Monday, September 29, 2014

The Big Tiny

I just finished reading THE BIG TINY, by Dee Williams, the story of a woman who built herself a house that's smaller than a typical parking space.

bigtiny
I have been sloooowly downsizing (by reducing my possessions, not my living space), but sometimes I fantasize about going even more drastically into simplicity. Interestingly, Williams's chief joy in her tiny-house experience would not be mine. She revels in the physical experience of building the house herself. I admire that capability, but to me the building part would be a chore, not fun.

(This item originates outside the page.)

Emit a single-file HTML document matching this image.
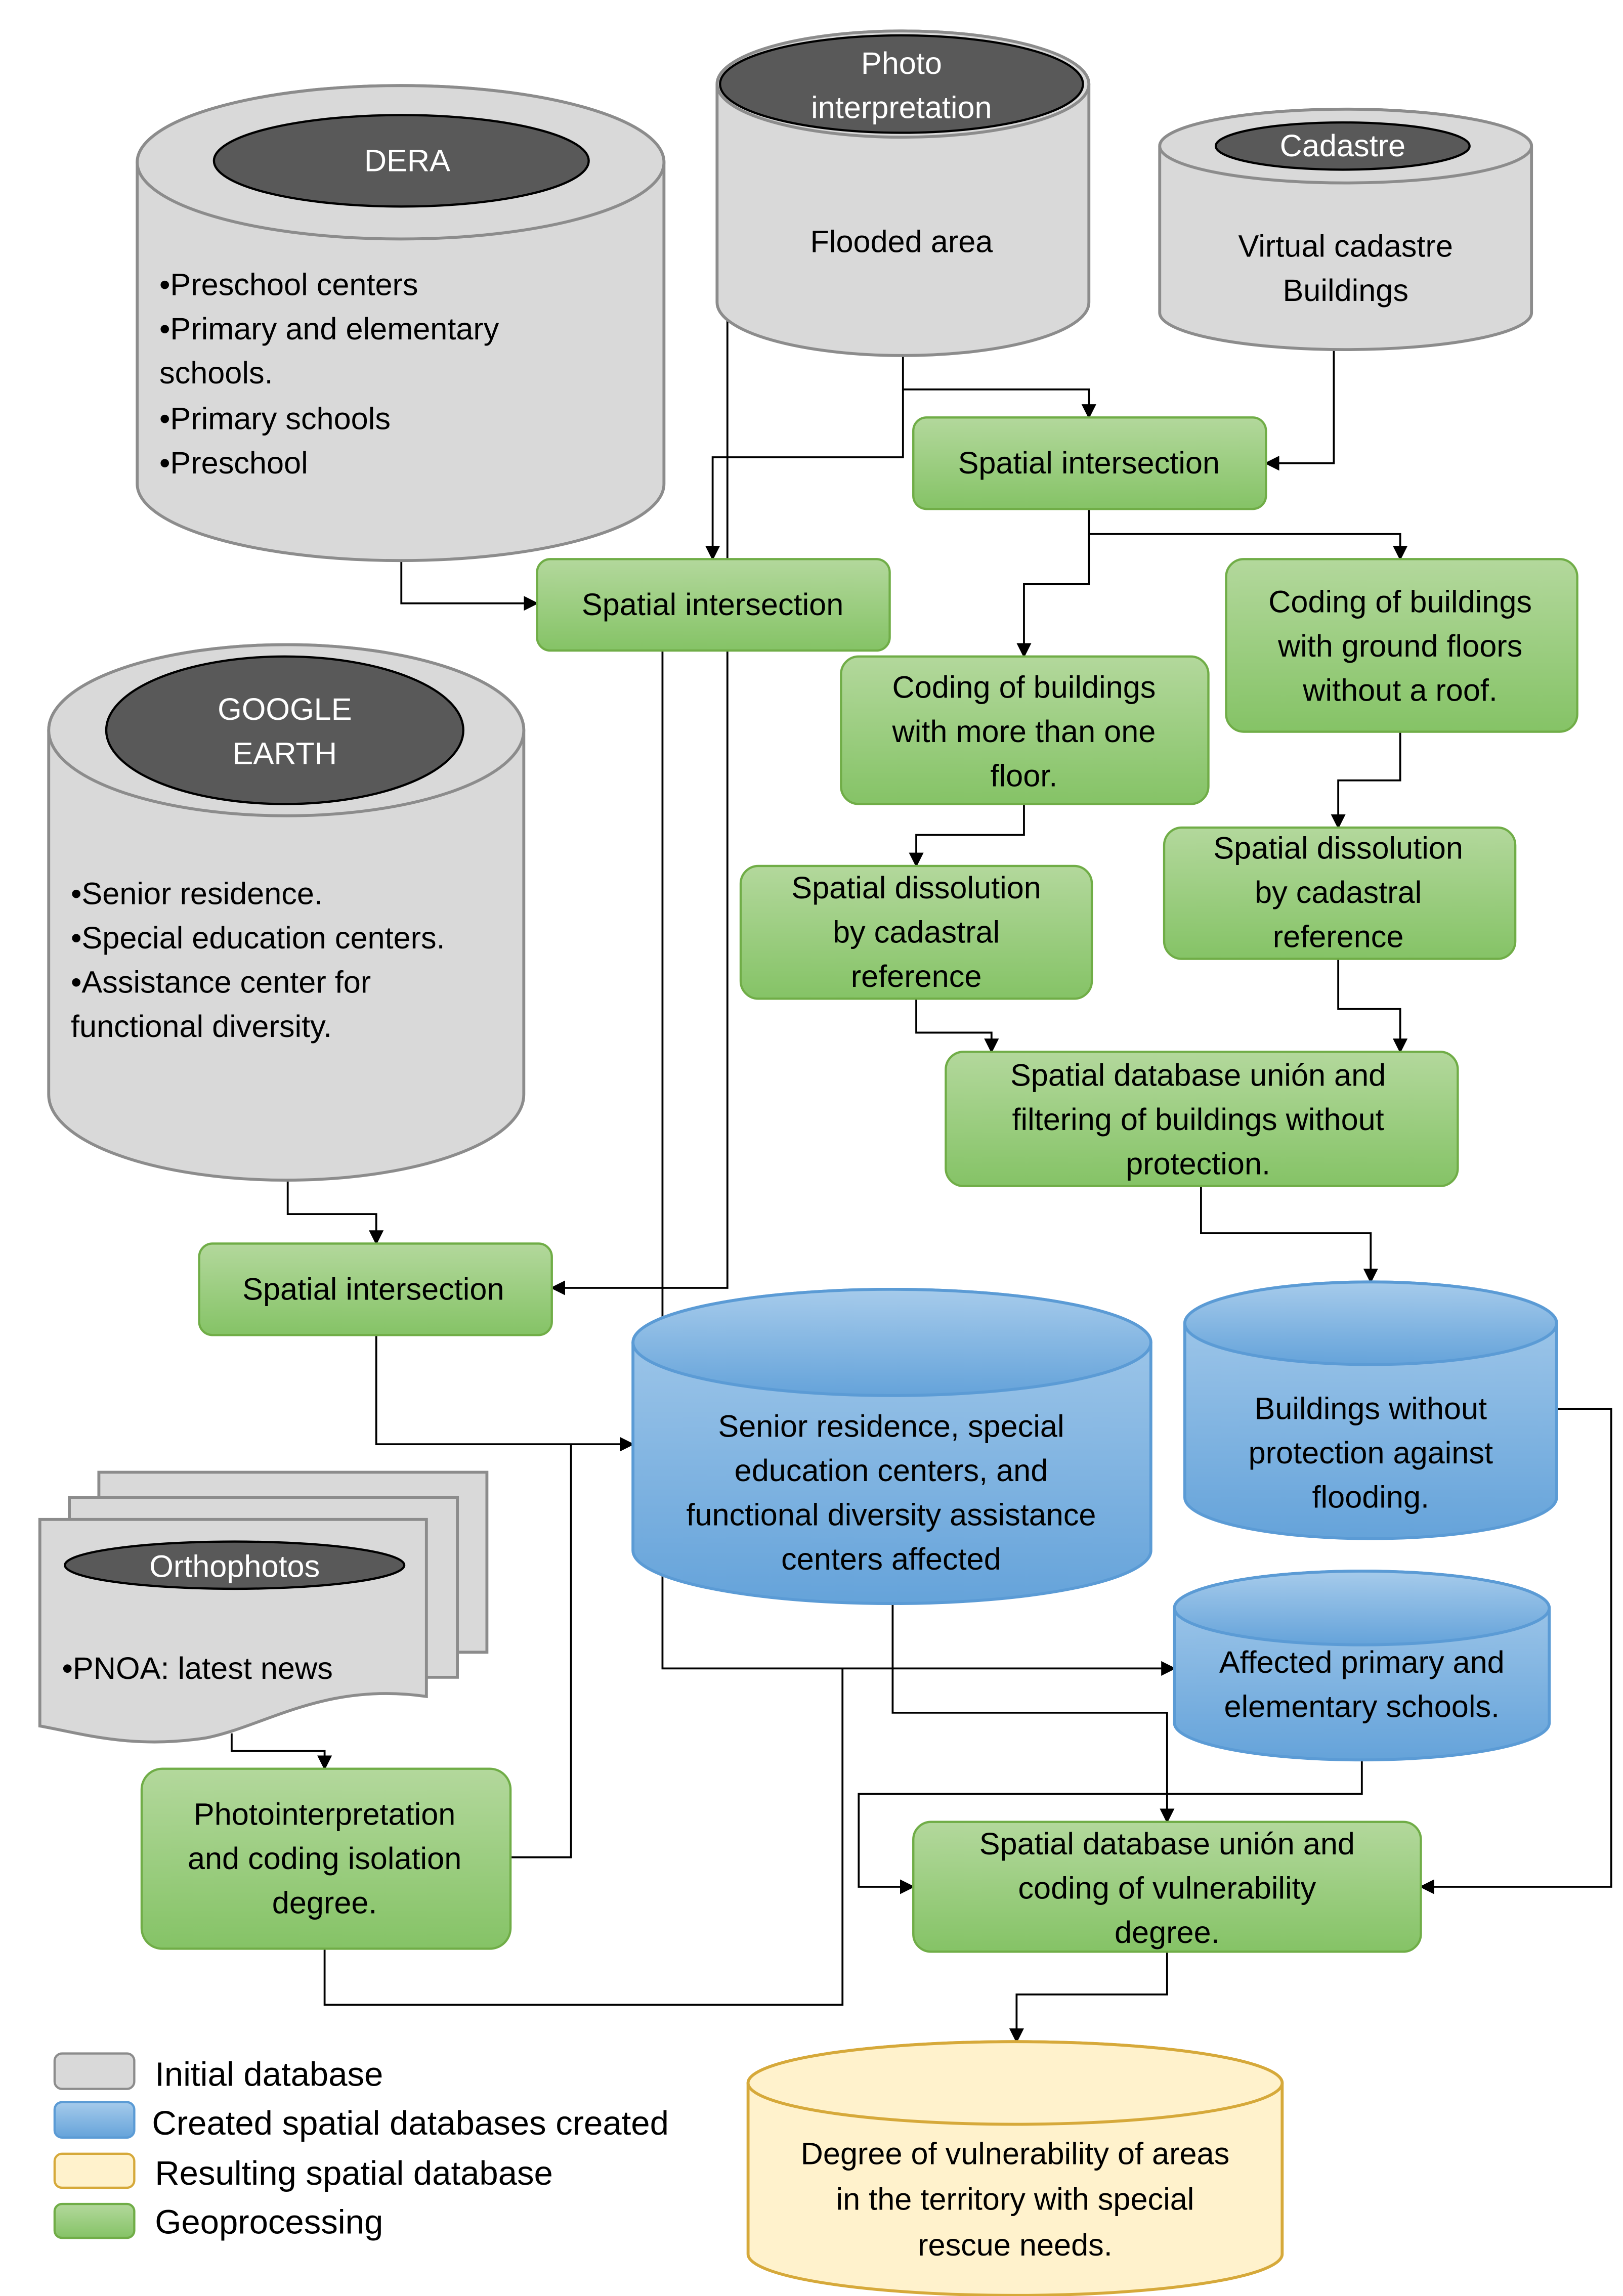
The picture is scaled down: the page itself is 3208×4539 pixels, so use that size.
<!DOCTYPE html>
<html><head><meta charset="utf-8"><style>html,body{margin:0;padding:0;background:#fff}svg{display:block}</style></head><body>
<svg width="3208" height="4539" viewBox="0 0 1100 1556.4" xmlns="http://www.w3.org/2000/svg" font-family="Liberation Sans, sans-serif" font-size="21">
<defs>
<linearGradient id="g" x1="0" y1="0" x2="0" y2="1"><stop offset="0" stop-color="#b3d89c"/><stop offset="1" stop-color="#85c366"/></linearGradient>
<linearGradient id="b" x1="0" y1="0" x2="0" y2="1"><stop offset="0" stop-color="#a6cbeb"/><stop offset="1" stop-color="#65a3da"/></linearGradient>
<marker id="a" markerWidth="10" markerHeight="10" refX="9" refY="5" orient="auto" markerUnits="userSpaceOnUse"><path d="M0,0 L10,5 L0,10 Z" fill="#000"/></marker>
</defs>
<g fill="none" stroke="#000" stroke-width="1.3">
<path d="M612,240 V264 H738 V283" marker-end="url(#a)"/>
<path d="M904,237 V314 H858" marker-end="url(#a)"/>
<path d="M493,215 V873 H374" marker-end="url(#a)"/>
<path d="M612,264 V310 H483 V379" marker-end="url(#a)"/>
<path d="M272,380 V409 H364" marker-end="url(#a)"/>
<path d="M738,345 V362 H949 V379" marker-end="url(#a)"/>
<path d="M738,362 V396 H694 V445" marker-end="url(#a)"/>
<path d="M694,545 V566 H621 V587" marker-end="url(#a)"/>
<path d="M949,496 V529 H907 V561" marker-end="url(#a)"/>
<path d="M621,677 V700 H672 V713" marker-end="url(#a)"/>
<path d="M907,650 V684 H949 V713" marker-end="url(#a)"/>
<path d="M814,804 V836 H929 V869" marker-end="url(#a)"/>
<path d="M195,800 V823 H255 V843" marker-end="url(#a)"/>
<path d="M255,905 V979 H429" marker-end="url(#a)"/>
<path d="M449,441 V1131 H796" marker-end="url(#a)"/>
<path d="M346,1259 H387 V979"/>
<path d="M220,1321 V1359 H571 V1131"/>
<path d="M157,1175 V1187 H220 V1199" marker-end="url(#a)"/>
<path d="M605,1087 V1161 H791 V1235" marker-end="url(#a)"/>
<path d="M923,1193 V1216 H582 V1279 H619" marker-end="url(#a)"/>
<path d="M1055,955 H1092 V1279 H963" marker-end="url(#a)"/>
<path d="M791,1323 V1352 H689 V1384" marker-end="url(#a)"/>
</g>
<!-- gray cylinders -->
<g fill="#d9d9d9" stroke="#8c8c8c" stroke-width="2">
<path d="M93,110 A178.5,52 0 0 1 450,110 V328 A178.5,52 0 0 1 93,328 Z"/><ellipse cx="271.5" cy="110" rx="178.5" ry="52"/>
<path d="M486,57 A126,36 0 0 1 738,57 V205 A126,36 0 0 1 486,205 Z"/><ellipse cx="612" cy="57" rx="126" ry="36"/>
<path d="M786,99 A126,25 0 0 1 1038,99 V212 A126,25 0 0 1 786,212 Z"/><ellipse cx="912" cy="99" rx="126" ry="25"/>
<path d="M33,495 A161,58 0 0 1 355,495 V742 A161,58 0 0 1 33,742 Z"/><ellipse cx="194" cy="495" rx="161" ry="58"/>
<path d="M67,998 H330 V1120 H67 Z"/><path d="M47,1015 H310 V1137 H47 Z"/>
<path d="M27,1030 H289 V1150 C220,1140 180,1170 140,1178 C90,1186 55,1175 27,1170 Z"/>
</g>
<g fill="#595959" stroke="#000" stroke-width="1.5">
<ellipse cx="272" cy="109" rx="127" ry="31"/><ellipse cx="611" cy="57" rx="123" ry="33"/>
<ellipse cx="910" cy="99" rx="86" ry="16"/><ellipse cx="193" cy="495" rx="121" ry="50"/>
<ellipse cx="159" cy="1061" rx="115" ry="16"/>
</g>
<!-- blue cylinders -->
<g fill="url(#b)" stroke="#5b9bd5" stroke-width="2">
<path d="M429,910 A175.5,36 0 0 1 780,910 V1051 A175.5,36 0 0 1 429,1051 Z"/><ellipse cx="604.5" cy="910" rx="175.5" ry="36"/>
<path d="M803,897 A126,28 0 0 1 1055,897 V1015 A126,28 0 0 1 803,1015 Z"/><ellipse cx="929" cy="897" rx="126" ry="28"/>
<path d="M796,1090 A127,25 0 0 1 1050,1090 V1168 A127,25 0 0 1 796,1168 Z"/><ellipse cx="923" cy="1090" rx="127" ry="25"/>
</g>
<g fill="#fff2cc" stroke="#d6a93a" stroke-width="2">
<path d="M507,1412 A181,28 0 0 1 869,1412 V1528 A181,28 0 0 1 507,1528 Z"/><ellipse cx="688" cy="1412" rx="181" ry="28"/>
</g>
<!-- green boxes -->
<g fill="url(#g)" stroke="#70ad47" stroke-width="1.5">
<rect x="619" y="283" width="239" height="62" rx="9"/>
<rect x="364" y="379" width="239" height="62" rx="9"/>
<rect x="570" y="445" width="249" height="100" rx="12"/>
<rect x="831" y="379" width="238" height="117" rx="12"/>
<rect x="502" y="587" width="238" height="90" rx="12"/>
<rect x="789" y="561" width="238" height="89" rx="12"/>
<rect x="641" y="713" width="347" height="91" rx="12"/>
<rect x="135" y="843" width="239" height="62" rx="9"/>
<rect x="96" y="1199" width="250" height="122" rx="14"/>
<rect x="619" y="1235" width="344" height="88" rx="12"/>
</g>
<!-- legend -->
<rect x="37" y="1392" width="54" height="24" rx="5" fill="#d9d9d9" stroke="#8c8c8c" stroke-width="1.5"/>
<rect x="37" y="1425" width="54" height="24" rx="5" fill="url(#b)" stroke="#5b9bd5" stroke-width="1.5"/>
<rect x="37" y="1460" width="54" height="23" rx="5" fill="#fff2cc" stroke="#d6a93a" stroke-width="1.5"/>
<rect x="37" y="1494" width="54" height="23" rx="5" fill="url(#g)" stroke="#70ad47" stroke-width="1.5"/>
<g font-size="23" fill="#000">
<text x="105" y="1414">Initial database</text>
<text x="103" y="1447">Created spatial databases created</text>
<text x="105" y="1481">Resulting spatial database</text>
<text x="105" y="1514">Geoprocessing</text>
</g>
<!-- texts -->
<g fill="#fff" text-anchor="middle">
<text x="276" y="116">DERA</text>
<text x="611" y="50">Photo</text><text x="611" y="80">interpretation</text>
<text x="910" y="106">Cadastre</text>
<text x="193" y="488">GOOGLE</text><text x="193" y="518">EARTH</text>
<text x="159" y="1069">Orthophotos</text>
</g>
<g fill="#000">
<text x="108" y="200">•Preschool centers</text>
<text x="108" y="230">•Primary and elementary</text>
<text x="108" y="260">schools.</text>
<text x="108" y="291">•Primary schools</text>
<text x="108" y="321">•Preschool</text>
<text x="48" y="613">•Senior residence.</text>
<text x="48" y="643">•Special education centers.</text>
<text x="48" y="673">•Assistance center for</text>
<text x="48" y="703">functional diversity.</text>
<text x="42" y="1138">•PNOA: latest news</text>
</g>
<g fill="#000" text-anchor="middle">
<text x="611" y="171">Flooded area</text>
<text x="912" y="174">Virtual cadastre</text><text x="912" y="204">Buildings</text>
<text x="738" y="321">Spatial intersection</text>
<text x="483" y="417">Spatial intersection</text>
<text x="694" y="473">Coding of buildings</text><text x="694" y="503">with more than one</text><text x="694" y="533">floor.</text>
<text x="949" y="415">Coding of buildings</text><text x="949" y="445">with ground floors</text><text x="949" y="475">without a roof.</text>
<text x="621" y="609">Spatial dissolution</text><text x="621" y="639">by cadastral</text><text x="621" y="669">reference</text>
<text x="907" y="582">Spatial dissolution</text><text x="907" y="612">by cadastral</text><text x="907" y="642">reference</text>
<text x="812" y="736">Spatial database unión and</text><text x="812" y="766">filtering of buildings without</text><text x="812" y="796">protection.</text>
<text x="253" y="881">Spatial intersection</text>
<text x="604" y="974">Senior residence, special</text><text x="604" y="1004">education centers, and</text><text x="604" y="1034">functional diversity assistance</text><text x="604" y="1064">centers affected</text>
<text x="929" y="962">Buildings without</text><text x="929" y="992">protection against</text><text x="929" y="1022">flooding.</text>
<text x="923" y="1134">Affected primary and</text><text x="923" y="1164">elementary schools.</text>
<text x="220" y="1237">Photointerpretation</text><text x="220" y="1267">and coding isolation</text><text x="220" y="1297">degree.</text>
<text x="791" y="1257">Spatial database unión and</text><text x="791" y="1287">coding of vulnerability</text><text x="791" y="1317">degree.</text>
<text x="688" y="1467">Degree of vulnerability of areas</text><text x="688" y="1498">in the territory with special</text><text x="688" y="1529">rescue needs.</text>
</g>
</svg>
</body></html>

For most of the book, her tiny house is settled behind her friends' larger houses, and she helps them with chores while they let her use their indoor plumbing and internet connection. Therefore, the tiny house is not a hermit's refuge. Instead, it facilitates community, a little neighborhood where the inhabitants of the three houses are in and out of one another's space all day long. It reminds me of stories from mid-20th-Century urban environments, where a couple might live in one apartment with their grown children downstairs, their siblings in the next building, their parents across the street, etc.

Student debt is increasing, the job market has been shrinking, and wages are stagnating. With the empty nest therefore growing less common, perhaps the extended-family living situation will make a comeback, with "family" sometimes including friends.

I'm hearing more and more about tiny houses lately--an interesting follow-up to the McMansion era. What's next?